I was installing the excellent RNA assembler Trinity on my iMac running OS X (El Capitan), or at least trying to, according to its website. However, despite attempts at using different (and newer) compilers, I kept running into this error, presumably reflecting my attempts at using alternative compilers failing:

clang: error: unsupported option '-fopenmp' trinity mac

Happily it turns out that Trinity is supported by the fantastic third party package manager homebrew, which I had coincidentally just installed anyway (you don't bundle wget in, what the heck Apple?).

Homebrew is easily installed following the details on their website, and then installing Trinity was as simple as this:

brew cask install java
brew install homebrew/science/trinity


Not only was this dead simple, but it automatically installed a number of other programs (as dependencies of Trinity) that were on my list to install anyway (e.g. trimmomatic and bamtools). It also installs everything directly to /usr/local/bin/, so there's no mucking about with your PATH required. Lovely.

NB: Whilst looking around for hints as to how to solve this problem, I did find this thread on SeqAnswers which suggests that you might need to take a little extra care when running Trinity on Mac systems as opposed to Linux. Something to bear in mind.

Monday, 7 December 2015

The key to finding TCR sequences in RNA-seq data

I had previously written a short blog post touching on how I'd tried to mine some PBMC RNA-seq data (from the ENCODE project) for rearranged T-cell receptor genes, to try and open up this huge resource for TCR repertoire analysis. However, I hadn't gotten very far, on account of finding very few TCR sequences per file.

That sets the background for an extremely pleasant surprise this morning, when I found that Scott Brown, Lisa Raeburn and Robert Holt from Vancouver (the latter of whom being notable for producing one of the very earliest high-throughput sequencing TCR repertoire papers) had published a very nice paper doing just that!

This is a lovely example of different groups seeing the same problem and coming up with different takes.
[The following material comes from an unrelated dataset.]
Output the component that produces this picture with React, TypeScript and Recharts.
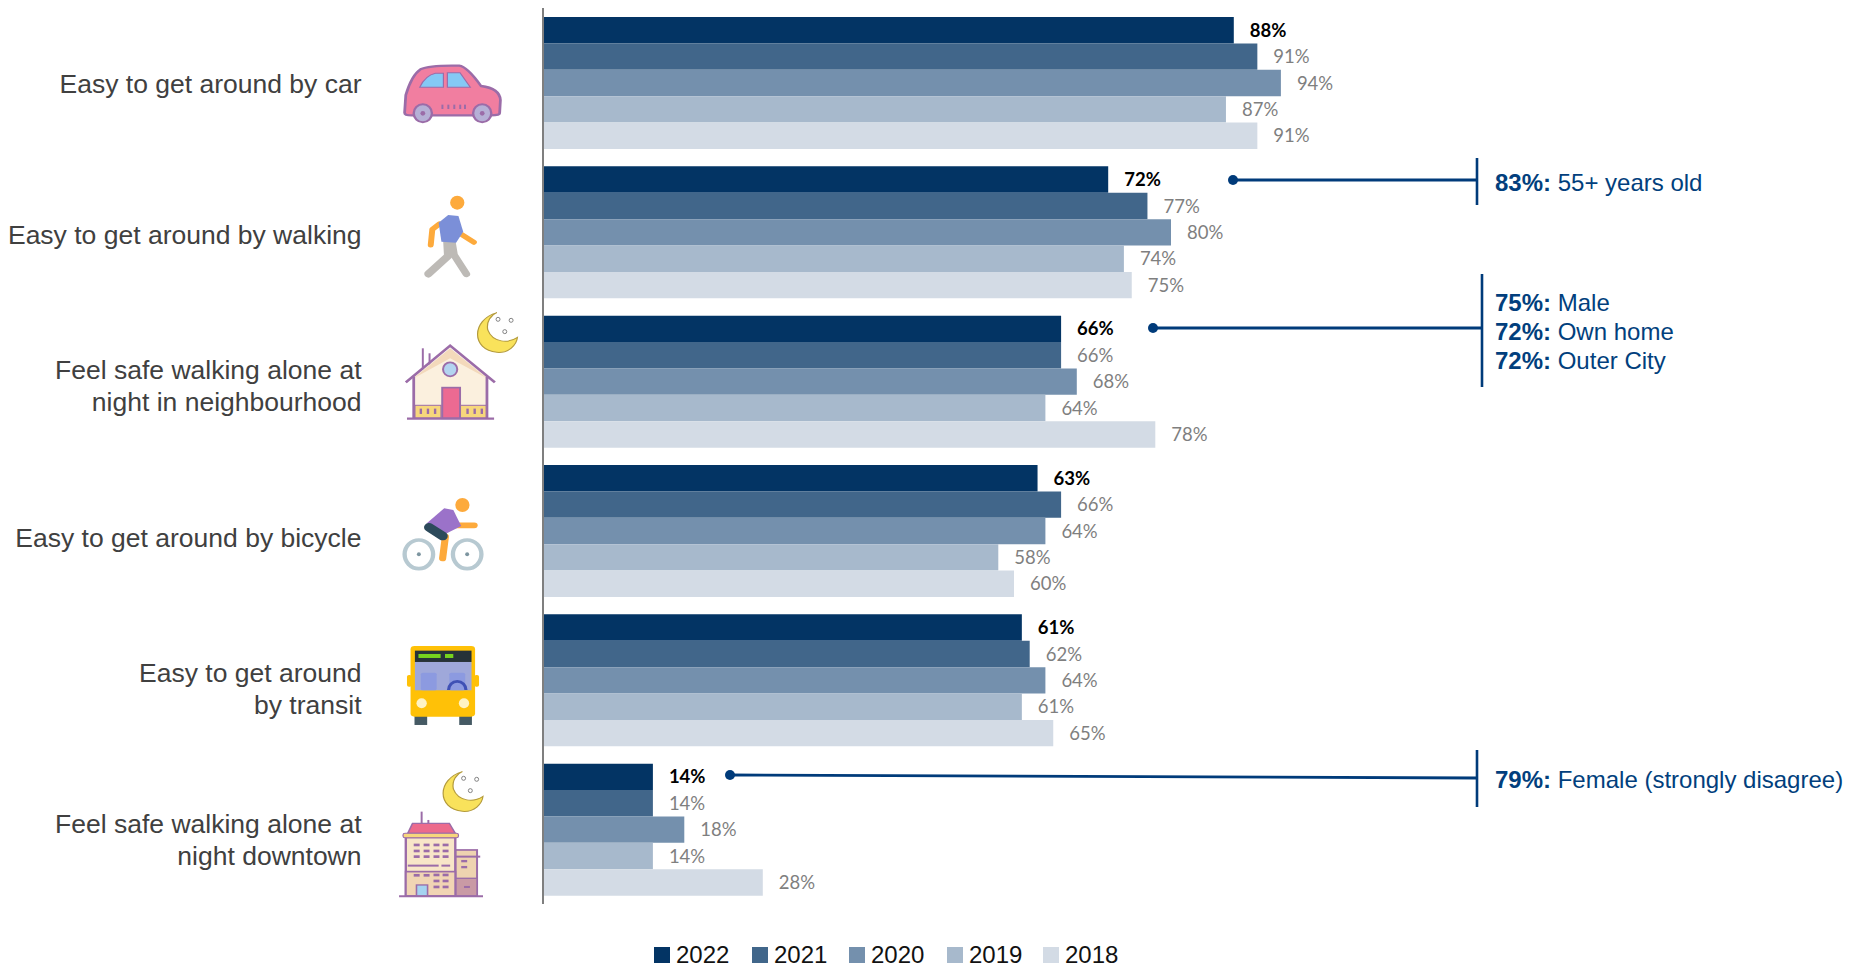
import { Bar, BarChart, LabelList, Legend, XAxis, YAxis } from "recharts";

const CATEGORIES = [
  "Easy to get around by car",
  "Easy to get around by walking",
  "Feel safe walking alone at\nnight in neighbourhood",
  "Easy to get around by bicycle",
  "Easy to get around\nby transit",
  "Feel safe walking alone at\nnight downtown",
];

const VALUES_2022 = [88, 72, 66, 63, 61, 14];
const VALUES_2021 = [91, 77, 66, 66, 62, 14];
const VALUES_2020 = [94, 80, 68, 64, 64, 18];
const VALUES_2019 = [87, 74, 64, 58, 61, 14];
const VALUES_2018 = [91, 75, 78, 60, 65, 28];

const SERIES = [
  { key: "2022", values: VALUES_2022, color: "#033464", labelColor: "#000000", weight: 700 },
  { key: "2021", values: VALUES_2021, color: "#41668a", labelColor: "#7f7f7f", weight: 400 },
  { key: "2020", values: VALUES_2020, color: "#7490ad", labelColor: "#7f7f7f", weight: 400 },
  { key: "2019", values: VALUES_2019, color: "#a7b9cc", labelColor: "#7f7f7f", weight: 400 },
  { key: "2018", values: VALUES_2018, color: "#d3dbe5", labelColor: "#7f7f7f", weight: 400 },
];

// small vertical nudges: the labels are not quite centred on their groups in the original
const LABEL_NUDGE = [1, 3, 5, 7, 9, 11];

const rows = CATEGORIES.map((label, i) => {
  const row: Record<string, string | number> = { label };
  SERIES.forEach((s) => {
    row[s.key] = s.values[i];
  });
  return row;
});

const ARIAL = "'Liberation Sans', Arial, sans-serif";
const NAVY = "#023f7d";
const LINE = "#003b7a";
const PURPLE = "#9b6ca8";

function CategoryTick({ y, payload }: any) {
  const lines = String(payload.value).split("\n");
  const nudge = LABEL_NUDGE[payload.index] ?? 0;
  const start = y + nudge - ((lines.length - 1) * 32) / 2;
  return (
    <text textAnchor="end" fontFamily={ARIAL} fontSize={26.5} fill="#404040">
      {lines.map((line, i) => (
        <tspan key={line} x={361.5} y={start + i * 32 + 9}>
          {line}
        </tspan>
      ))}
    </text>
  );
}

function LegendRow() {
  const xs = [654, 752, 849, 947, 1043];
  return (
    <div style={{ position: "relative", width: 1857, height: 20 }}>
      {SERIES.map((s, i) => (
        <div
          key={s.key}
          style={{
            position: "absolute",
            left: xs[i],
            top: 0,
            display: "flex",
            alignItems: "center",
            fontFamily: ARIAL,
            fontSize: 24,
            lineHeight: "20px",
            color: "#111",
          }}
        >
          <span style={{ width: 16, height: 16, background: s.color, marginRight: 6 }} />
          {s.key}
        </div>
      ))}
    </div>
  );
}

function Moon({ dx, dy }: { dx: number; dy: number }) {
  const stars = [
    [1258, 958],
    [1291, 961],
    [1275, 995],
  ];
  return (
    <g transform={`translate(${dx} ${dy})`}>
      <path
        d="M1255 938 C1190 960 1190 1050 1255 1057 C1285 1060 1305 1035 1307 1012 C1285 1030 1245 1030 1232 990 C1228 965 1240 945 1255 938 Z"
        fill="#f9e25b"
        stroke="#b39a3c"
        strokeWidth={3}
      />
      {stars.map(([x, y]) => (
        <ellipse key={x} cx={x} cy={y} rx={5} ry={6} fill="#fff" stroke="#777" strokeWidth={2.5} />
      ))}
    </g>
  );
}

// icons are drawn in the coordinates of the zoomed crops, then scaled down
function IconsTop() {
  return (
    <g transform="scale(0.3959 0.3333)">
      {/* car */}
      <path
        d="M1022 338 L1025 285 Q1040 225 1062 208 Q1085 195 1160 197 Q1180 200 1215 258 Q1262 265 1264 300 L1262 340 Q1262 346 1240 346 L1040 346 Q1022 346 1022 338 Z"
        fill="#f17ea0"
        stroke={PURPLE}
        strokeWidth={7}
      />
      <path d="M1060 262 Q1075 226 1100 220 L1120 220 L1120 262 Z" fill="#85c9f5" stroke={PURPLE} strokeWidth={3} />
      <path d="M1130 218 L1162 218 L1188 262 L1130 262 Z" fill="#85c9f5" stroke={PURPLE} strokeWidth={3} />
      <ellipse cx={1068} cy={340} rx={23} ry={27} fill="#b6b0d6" stroke={PURPLE} strokeWidth={6} />
      <ellipse cx={1218} cy={340} rx={23} ry={27} fill="#b6b0d6" stroke={PURPLE} strokeWidth={6} />
      <ellipse cx={1068} cy={340} rx={6} ry={7} fill={PURPLE} />
      <ellipse cx={1218} cy={340} rx={6} ry={7} fill={PURPLE} />
      {[1115, 1130, 1145, 1160, 1172].map((x) => (
        <rect key={x} x={x} y={314} width={5} height={13} fill={PURPLE} />
      ))}

      {/* walker */}
      <ellipse cx={1155} cy={608} rx={18} ry={21} fill="#fdaa3c" />
      <polyline points="1110,672 1092,688 1088,735" fill="none" stroke="#fdaa3c" strokeWidth={15} strokeLinecap="round" strokeLinejoin="round" />
      <polyline points="1165,703 1197,727" fill="none" stroke="#fdaa3c" strokeWidth={15} strokeLinecap="round" />
      <polyline points="1130,725 1132,768 1082,822" fill="none" stroke="#bdbab6" strokeWidth={21} strokeLinecap="round" strokeLinejoin="round" />
      <polyline points="1142,730 1147,765 1178,822" fill="none" stroke="#bdbab6" strokeWidth={19} strokeLinecap="round" strokeLinejoin="round" />
      <polygon points="1108,668 1132,645 1158,648 1170,695 1152,728 1115,725" fill="#7b8fd8" />

      {/* house */}
      <Moon dx={0} dy={0} />
      <line x1={1068} y1={1045} x2={1068} y2={1110} stroke={PURPLE} strokeWidth={5} />
      <line x1={1085} y1={1060} x2={1085} y2={1095} stroke={PURPLE} strokeWidth={5} />
      <polygon points="1045,1130 1137,1045 1230,1130 1230,1255 1045,1255" fill="#fbf0de" />
      <polygon points="1045,1135 1137,1045 1230,1135 1137,1075" fill="#f3d9bb" />
      <polyline points="1025,1147 1137,1037 1250,1147" fill="none" stroke={PURPLE} strokeWidth={7} />
      <polyline points="1045,1130 1045,1255" fill="none" stroke={PURPLE} strokeWidth={7} />
      <polyline points="1230,1130 1230,1255" fill="none" stroke={PURPLE} strokeWidth={7} />
      <ellipse cx={1137} cy={1108} rx={18} ry={21} fill="#b3d4f0" stroke={PURPLE} strokeWidth={5} />
      <rect x={1048} y={1216} width={66} height={38} fill="#f7d77c" stroke={PURPLE} strokeWidth={3} />
      <rect x={1162} y={1216} width={66} height={38} fill="#f7d77c" stroke={PURPLE} strokeWidth={3} />
      <rect x={1117} y={1163} width={45} height={92} fill="#ec6a92" stroke={PURPLE} strokeWidth={5} />
      {[1060, 1078, 1096, 1178, 1196, 1214].map((x) => (
        <rect key={x} x={x} y={1226} width={6} height={16} fill={PURPLE} />
      ))}
      <line x1={1028} y1={1256} x2={1248} y2={1256} stroke={PURPLE} strokeWidth={7} />
    </g>
  );
}

function IconsBottom() {
  const winRows = [1125, 1143, 1160];
  const winCols = [1045, 1070, 1095, 1118];
  const lowRows = [1215, 1233, 1251];
  return (
    <g transform="translate(0 470) scale(0.3959 0.3333)">
      {/* cyclist */}
      <ellipse cx={1058} cy={253} rx={36} ry={43} fill="none" stroke="#b7c9d1" strokeWidth={11} />
      <ellipse cx={1180} cy={253} rx={36} ry={43} fill="none" stroke="#b7c9d1" strokeWidth={11} />
      <ellipse cx={1058} cy={253} rx={5} ry={6} fill="#7d95a0" />
      <ellipse cx={1180} cy={253} rx={5} ry={6} fill="#7d95a0" />
      <ellipse cx={1168} cy={105} rx={18} ry={21} fill="#fdaa3c" />
      <line x1={1150} y1={166} x2={1198} y2={166} stroke="#fdaa3c" strokeWidth={17} strokeLinecap="round" />
      <polyline points="1125,200 1118,265" fill="none" stroke="#fdaa3c" strokeWidth={18} strokeLinecap="round" />
      <polygon points="1078,160 1122,115 1145,120 1165,168 1125,192" fill="#9b72c9" />
      <polyline points="1084,172 1118,198" fill="none" stroke="#2c4a5b" strokeWidth={26} strokeLinecap="round" />

      {/* bus */}
      <rect x={1028} y={615} width={12} height={35} rx={5} fill="#ffc107" />
      <rect x={1198} y={615} width={12} height={35} rx={5} fill="#ffc107" />
      <rect x={1047} y={735} width={32} height={30} fill="#455a64" />
      <rect x={1160} y={735} width={32} height={30} fill="#455a64" />
      <rect x={1037} y={528} width={163} height={212} rx={10} fill="#ffc107" />
      <rect x={1048} y={542} width={143} height={34} fill="#263238" />
      <rect x={1057} y={552} width={56} height={12} fill="#76d21e" />
      <rect x={1124} y={552} width={21} height={12} fill="#76d21e" />
      <rect x={1048} y={576} width={143} height={85} fill="#9fa8da" />
      <rect x={1063} y={608} width={40} height={53} rx={5} fill="#8c9ae0" />
      <rect x={1135} y={608} width={40} height={53} rx={5} fill="#8c9ae0" />
      <path d="M1133 660 A22 26 0 0 1 1177 660" fill="none" stroke="#3f51b5" strokeWidth={8} />
      <ellipse cx={1065} cy={700} rx={13} ry={15} fill="#fff3c4" />
      <ellipse cx={1172} cy={700} rx={13} ry={15} fill="#fff3c4" />

      {/* building */}
      <Moon dx={-87} dy={-33} />
      <line x1={1065} y1={1025} x2={1065} y2={1078} stroke={PURPLE} strokeWidth={5} />
      <line x1={1082} y1={1050} x2={1082} y2={1078} stroke={PURPLE} strokeWidth={5} />
      <rect x={1150} y={1140} width={55} height={138} fill="#eed3b0" stroke={PURPLE} strokeWidth={5} />
      <rect x={1150} y={1225} width={55} height={53} fill="#c99aa5" stroke={PURPLE} strokeWidth={4} />
      <line x1={1150} y1={1160} x2={1213} y2={1160} stroke={PURPLE} strokeWidth={6} />
      <rect x={1025} y={1102} width={125} height={176} fill="#f8e6c8" stroke={PURPLE} strokeWidth={6} />
      <rect x={1025} y={1205} width={125} height={73} fill="#f1d5b4" stroke={PURPLE} strokeWidth={5} />
      <polygon points="1030,1090 1042,1060 1135,1060 1150,1090" fill="#ec6a8c" stroke={PURPLE} strokeWidth={4} />
      <rect x={1018} y={1090} width={140} height={13} rx={5} fill="#f7d77c" stroke={PURPLE} strokeWidth={3} />
      {winRows.map((y) =>
        winCols.map((x) => <rect key={`${x}-${y}`} x={x} y={y - 4} width={15} height={8} fill={PURPLE} />)
      )}
      <rect x={1030} y={1184} width={78} height={6} fill={PURPLE} />
      <rect x={1115} y={1184} width={22} height={6} fill={PURPLE} />
      {lowRows.map((y) =>
        winCols.slice(2).map((x) => <rect key={`${x}-${y}`} x={x} y={y - 4} width={15} height={8} fill={PURPLE} />)
      )}
      <rect x={1045} y={1212} width={15} height={8} fill={PURPLE} />
      <rect x={1070} y={1212} width={15} height={8} fill={PURPLE} />
      <rect x={1052} y={1245} width={28} height={33} fill="#a5d3f0" stroke={PURPLE} strokeWidth={4} />
      {[1170, 1188].map((x) => (
        <rect key={x} x={1165} y={x} width={15} height={7} fill={PURPLE} />
      ))}
      <rect x={1172} y={1248} width={15} height={6} fill={PURPLE} />
      <line x1={1008} y1={1279} x2={1220} y2={1279} stroke={PURPLE} strokeWidth={6} />
    </g>
  );
}

const CALLOUTS = [
  {
    dot: [1233, 180],
    end: [1477, 180],
    bar: [1477, 158, 205],
    textX: 1495,
    baselines: [191],
    lines: [["83%:", "55+ years old"]],
  },
  {
    dot: [1153, 328],
    end: [1481, 328],
    bar: [1482, 274, 387],
    textX: 1495,
    baselines: [311, 340, 369],
    lines: [
      ["75%:", "Male"],
      ["72%:", "Own home"],
      ["72%:", "Outer City"],
    ],
  },
  {
    dot: [730, 775],
    end: [1477, 778],
    bar: [1477, 750, 807],
    textX: 1495,
    baselines: [788],
    lines: [["79%:", "Female (strongly disagree)"]],
  },
];

function Overlay() {
  return (
    <svg
      width={1857}
      height={968}
      style={{ position: "absolute", left: 0, top: 0, pointerEvents: "none" }}
    >
      <IconsTop />
      <IconsBottom />
      {CALLOUTS.map((c, i) => (
        <g key={i}>
          <circle cx={c.dot[0]} cy={c.dot[1]} r={5} fill={LINE} />
          <line x1={c.dot[0]} y1={c.dot[1]} x2={c.end[0]} y2={c.end[1]} stroke={LINE} strokeWidth={2.8} />
          <line x1={c.bar[0]} y1={c.bar[1]} x2={c.bar[0]} y2={c.bar[2]} stroke={LINE} strokeWidth={2.6} />
          {c.lines.map(([pct, what], j) => (
            <text key={what} x={c.textX} y={c.baselines[j]} fontFamily={ARIAL} fontSize={24} fill={NAVY}>
              <tspan fontWeight={700}>{pct}</tspan>
              <tspan> {what}</tspan>
            </text>
          ))}
        </g>
      ))}
    </svg>
  );
}

export default function App() {
  return (
    <div style={{ position: "absolute", left: 0, top: 0, width: 1857, height: 968, background: "#fff", overflow: "hidden" }}>
      <BarChart
        width={1857}
        height={968}
        data={rows}
        layout="vertical"
        barSize={26.4}
        barGap={0}
        margin={{ top: 8, right: 529, bottom: 64, left: 0 }}
      >
        <XAxis type="number" domain={[0, 100]} hide />
        <YAxis
          type="category"
          dataKey="label"
          width={543}
          interval={0}
          tick={CategoryTick}
          tickLine={false}
          axisLine={{ stroke: "#7f7f7f", strokeWidth: 2 }}
        />
        <Legend
          verticalAlign="middle"
          layout="horizontal"
          content={LegendRow}
          wrapperStyle={{ top: 945, left: 0, width: 1857 }}
        />
        {SERIES.map((s) => (
          <Bar key={s.key} dataKey={s.key} fill={s.color} isAnimationActive={false}>
            <LabelList
              dataKey={s.key}
              position="right"
              offset={16}
              formatter={(v: any) => `${v}%`}
              fill={s.labelColor}
              style={{ fontFamily: "Lato, sans-serif", fontSize: 18.5, fontWeight: s.weight, fill: s.labelColor }}
            />
          </Bar>
        ))}
      </BarChart>
      <Overlay />
    </div>
  );
}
I saw an extremely low rate of return when TCR-mining in RNA-seq data from heterogeneous cell types, and gave up on it as a search for needles in a haystack. The Holt group saw the same problem, and simply searched more haystacks!

This paper tidily exemplifies the re-purposing of biological datasets to allow us to ask new biological questions (something that I consider a practical and moral necessity, given the complexity of such data and the time and costs involved in their generation).

Moreover, they do some really nice tricks, like estimating TCR transcript proportions in other data sets based on constant region usage, investigate TCR diversity relative to CD3 expression, testing on simulated RNA-seq data sets as a control, looked for public or known-specificity receptors and inferred possible alpha-beta pairs by checking all each sample's possible combinations for their presence in at least one other sample (somewhat akin to Harlan Robins' pairSEQ approach).

All in all, a very nice paper indeed, and I hope we see more of this kind of data re-purposing in the field at large. Such approaches could certainly be adapted for immunoglobulin genes. I also wonder if, given whole-genome sequencing data from mixed blood cell populations, we might even be able to do a similar analysis on rearranged variable antigen receptors from gDNA.